Recorded data.
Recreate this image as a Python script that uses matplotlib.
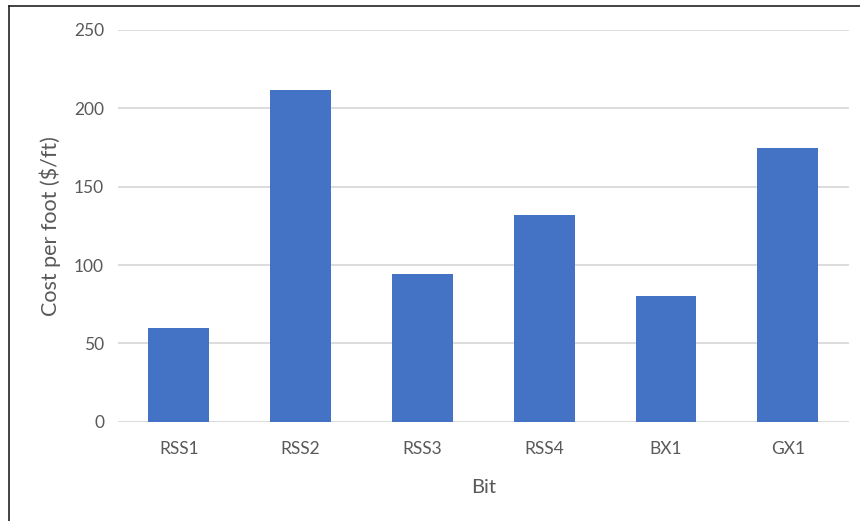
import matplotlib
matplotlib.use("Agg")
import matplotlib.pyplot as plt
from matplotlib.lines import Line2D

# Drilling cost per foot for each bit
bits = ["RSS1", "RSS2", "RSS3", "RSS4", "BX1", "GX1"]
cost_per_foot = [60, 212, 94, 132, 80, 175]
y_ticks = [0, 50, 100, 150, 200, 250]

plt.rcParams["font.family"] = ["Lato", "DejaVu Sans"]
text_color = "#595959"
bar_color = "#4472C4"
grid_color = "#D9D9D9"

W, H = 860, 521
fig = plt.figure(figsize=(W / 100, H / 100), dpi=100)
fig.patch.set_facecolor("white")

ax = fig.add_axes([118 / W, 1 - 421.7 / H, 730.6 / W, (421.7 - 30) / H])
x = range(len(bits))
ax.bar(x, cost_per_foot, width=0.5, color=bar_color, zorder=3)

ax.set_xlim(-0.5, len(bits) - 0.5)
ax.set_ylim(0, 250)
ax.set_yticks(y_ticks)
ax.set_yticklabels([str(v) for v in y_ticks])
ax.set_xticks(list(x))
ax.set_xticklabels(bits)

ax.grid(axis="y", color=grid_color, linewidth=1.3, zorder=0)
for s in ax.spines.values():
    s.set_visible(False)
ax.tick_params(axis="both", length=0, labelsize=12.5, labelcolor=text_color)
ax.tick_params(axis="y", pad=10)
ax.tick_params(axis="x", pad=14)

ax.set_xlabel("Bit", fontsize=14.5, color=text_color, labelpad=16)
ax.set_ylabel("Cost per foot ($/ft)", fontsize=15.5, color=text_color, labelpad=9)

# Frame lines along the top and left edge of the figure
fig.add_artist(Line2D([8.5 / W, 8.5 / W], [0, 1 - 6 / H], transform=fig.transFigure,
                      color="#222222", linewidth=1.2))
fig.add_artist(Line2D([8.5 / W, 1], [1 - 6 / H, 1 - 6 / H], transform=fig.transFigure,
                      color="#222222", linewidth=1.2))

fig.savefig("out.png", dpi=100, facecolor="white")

Exercise details. Quote, exactly and only, the lines from the first line of the data above through the line containing "from matplotlib.lines import Line2D". The pictures do not belong in it.

Problem solution.
Recreate this image as a Python script that uses matplotlib.
import matplotlib
matplotlib.use("Agg")
import matplotlib.pyplot as plt
from matplotlib.lines import Line2D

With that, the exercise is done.